Remix.run Logo
m3047 5 hours ago

Things built with asyncio and dnspython are close to my heart. ;-)

So, my impression from the doc (and a quick browse of the code) is that this is a tool for monitoring DNS caching / recursing resolver (RD) performance, not authoritative. If performance really matters to you, you should be running your own resolver(s). [0] Granted, you will quickly realize that some outfits running auth servers seem to understand that they're dependent on caching / recursing resolvers, and some are oblivious. Large public servers (recursing and auth) tend to "spread the pain" and so most people don't feel the bumps; but when they fall over they fall over large, and they bring some principles (and thereby create "vulnerabilities") at odds with what the DNS was architected for and throw the mitigation on the other operators, including operators who never accepted these self-anointed principles to begin with.
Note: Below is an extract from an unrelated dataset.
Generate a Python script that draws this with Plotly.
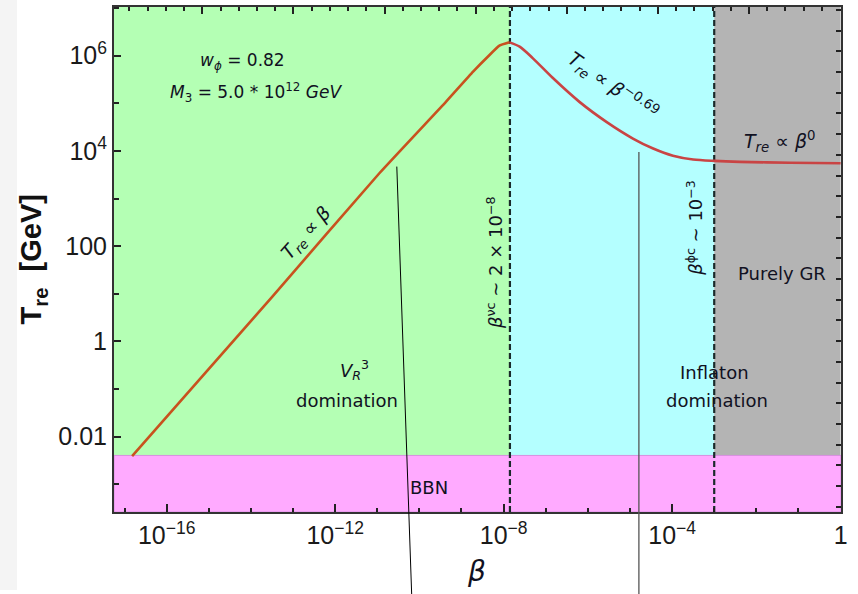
import numpy as np
import plotly.graph_objects as go

# ---------------- data ----------------
# log10(beta), log10(T_re/GeV) along the curve
logb_rise = [-16.82, -13.49, -10.95, -9.37, -8.73, -8.34, -8.10, -7.86]
logT_rise = [-2.41, 0.94, 3.53, 5.03, 5.66, 6.01, 6.21, 6.28]
logb_fall = [-7.86, -7.62, -7.31, -6.83, -6.20, -5.56, -4.93, -4.45, -3.98, -3.50, -2.99, -2.39, -1.2, 0.0]
logT_fall = [6.28, 6.19, 5.95, 5.53, 5.03, 4.61, 4.26, 4.05, 3.90, 3.82, 3.79, 3.77, 3.75, 3.74]

beta_rise = [10**v for v in logb_rise]
T_rise = [10**v for v in logT_rise]
beta_fall = [10**v for v in logb_fall]
T_fall = [10**v for v in logT_fall]

# region boundaries in beta and the BBN temperature
beta_edges = [10**-17.25, 10**-7.85, 1e-3, 1.0]
region_colors = ["#b4ffb4", "#b4ffff", "#b4b4b4"]
T_BBN = 4e-3
beta_dashed = [10**-7.85, 1e-3]

# axis ranges (log10)
x_range = [-17.25, 0.01]
y_range = [-3.586, 7.023]

x_tickvals = [1e-16, 1e-12, 1e-8, 1e-4, 1]
x_ticktext = ["10<sup>−16</sup>", "10<sup>−12</sup>", "10<sup>−8</sup>", "10<sup>−4</sup>", "1"]
x_minor = [10.0**k for k in range(-17, 1)]
y_tickvals = [0.01, 1, 100, 1e4, 1e6]
y_ticktext = ["0.01", "1", "100", "10<sup>4</sup>", "10<sup>6</sup>"]
y_minor = [1e-3, 0.1, 10, 1e3, 1e5, 1e7]

TXT = "DejaVu Sans"
TICKF = "Liberation Sans"

fig = go.Figure()

fig.add_trace(go.Scatter(x=beta_rise, y=T_rise, mode="lines",
                         line=dict(color="#c8521e", width=2.6, shape="spline", smoothing=0.35),
                         showlegend=False, hoverinfo="skip"))
fig.add_trace(go.Scatter(x=beta_fall, y=T_fall, mode="lines",
                         line=dict(color="#c94444", width=2.6, shape="spline", smoothing=0.8),
                         showlegend=False, hoverinfo="skip"))
# dummy trace for the frame axes (top / right)
fig.add_trace(go.Scatter(x=[None], y=[None], xaxis="x2", yaxis="y2",
                         showlegend=False, hoverinfo="skip"))

shapes = []
# light strip at the far left of the picture
shapes.append(dict(type="rect", xref="paper", yref="paper", x0=-0.157, x1=-0.1334,
                   y0=-0.1545, y1=1.02, fillcolor="#f4f4f4", line=dict(width=0), layer="below"))
for i, c in enumerate(region_colors):
    shapes.append(dict(type="rect", xref="x", yref="paper", x0=beta_edges[i], x1=beta_edges[i + 1],
                       y0=0, y1=1, fillcolor=c, line=dict(width=0), layer="below"))
shapes.append(dict(type="rect", xref="paper", yref="y", x0=0, x1=1, y0=10**y_range[0], y1=T_BBN,
                   fillcolor="#ffaaff", line=dict(width=1, color="#d890e0"), layer="below"))
for b in beta_dashed:
    shapes.append(dict(type="line", xref="x", yref="paper", x0=b, x1=b, y0=0, y1=1,
                       line=dict(color="#1a2a2a", width=2.2, dash="6px,3px"), layer="below"))
# thin stray lines
shapes.append(dict(type="line", xref="paper", yref="paper", x0=0.389, y0=0.684, x1=0.4095, y1=-0.165,
                   line=dict(color="black", width=1)))
shapes.append(dict(type="line", xref="paper", yref="paper", x0=0.722, y0=0.713, x1=0.722, y1=-0.165,
                   line=dict(color="#555555", width=1.3)))

def ann(lb, lT, text, size=17, angle=0):
    return dict(x=lb, y=lT, xref="x", yref="y", text=text, showarrow=False, textangle=angle,
                font=dict(family=TXT, size=size, color="#111122"), xanchor="center", yanchor="middle")

annotations = [
    ann(-14.21, 5.87, "<i>w<sub>ϕ</sub></i> = 0.82"),
    ann(-13.87, 5.22, "<i>M</i><sub>3</sub> = 5.0 * 10<sup>12</sup> <i>GeV</i>"),
    ann(-12.68, 2.27, "<i>T<sub>re</sub></i> ∝ <i>β</i>", size=19, angle=-48),
    ann(-8.21, 1.64, "<i>β</i><sup>νc</sup> ~ 2 × 10<sup>−8</sup>", size=18, angle=-90),
    ann(-5.40, 5.36, "<i>T<sub>re</sub></i> ∝ <i>β</i><sup>−0.69</sup>", size=19, angle=35),
    ann(-3.46, 2.38, "<i>β</i><sup>ϕc</sup> ~ 10<sup>−3</sup>", size=18, angle=-90),
    ann(-1.44, 4.19, "<i>T<sub>re</sub></i> ∝ <i>β</i><sup>0</sup>", size=19),
    ann(-1.40, 1.43, "Purely GR", size=18),
    ann(-11.54, -0.60, "<i>V<sub>R</sub></i><sup>3</sup>", size=18),
    ann(-11.71, -1.24, "domination", size=18),
    ann(-2.99, -0.65, "Inflaton", size=18),
    ann(-2.94, -1.24, "domination", size=18),
    ann(-9.76, -3.08, "BBN", size=18),
    dict(x=0.499, y=-0.155, xref="paper", yref="paper", text="<i>β</i>", showarrow=False,
         font=dict(family=TXT, size=28, color="#111122")),
    dict(x=-0.139, y=0.5, xref="paper", yref="paper", text="<b>T<sub>re</sub>  [GeV]</b>",
         showarrow=False, textangle=-90, font=dict(family=TICKF, size=29, color="#111111")),
]

axis_common = dict(showgrid=False, zeroline=False, showline=True, linecolor="#333333", linewidth=2,
                   ticks="inside", tickcolor="#222222", tickwidth=1.5)

fig.update_layout(
    width=858, height=594,
    margin=dict(l=114, r=17, t=7, b=82),
    paper_bgcolor="white", plot_bgcolor="white",
    shapes=shapes, annotations=annotations,
    xaxis=dict(type="log", range=x_range, tickvals=x_tickvals, ticktext=x_ticktext, ticklen=8,
               minor=dict(tickvals=x_minor, ticklen=4, ticks="inside", tickcolor="#222222"),
               tickfont=dict(family=TICKF, size=25, color="#1a1a1a"), **axis_common),
    yaxis=dict(type="log", range=y_range, tickvals=y_tickvals, ticktext=y_ticktext, ticklen=7,
               minor=dict(tickvals=y_minor, ticklen=5, ticks="inside", tickcolor="#222222"),
               tickfont=dict(family=TICKF, size=25, color="#1a1a1a"), **axis_common),
    xaxis2=dict(overlaying="x", side="top", anchor="y", range=[0.03, 8.01], dtick=1, tick0=0,
                ticklen=7, showticklabels=False,
                minor=dict(dtick=0.2, ticklen=4, ticks="inside", tickcolor="#222222"), **axis_common),
    yaxis2=dict(overlaying="y", side="right", anchor="x", range=[-0.256, 24.14], dtick=1, tick0=0,
                ticklen=5, showticklabels=False, **axis_common),
)

fig.write_html("out.html", config={"displayModeBar": False},
               post_script="document.body.style.margin='0';document.body.style.overflow='hidden';")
I have a hard time understanding how DNS is adding 300ms to every one of your API requests... unless DNS is both the API and transport, or you're using negative TTLs /s.

Good doc, by the way.

[0] Actual resolvers. Not forwarders.

ovo101 3 hours ago | parent [-]

Thanks for the thoughtful read — and yes, the tool is focused on caching / recursing resolver performance, not authoritative. The asyncio + dnspython stack makes it easy to script and monitor those behaviors over time. Running your own resolver is definitely the gold standard if performance and control really matter, but benchmarking public ones helps surface the trade‑offs users face in practice. The 300ms example was more about illustrating how ads and systemic factors can dwarf raw resolver speed, not a claim about per‑request DNS overhead. Appreciate the detailed perspective and glad the doc came across clearly.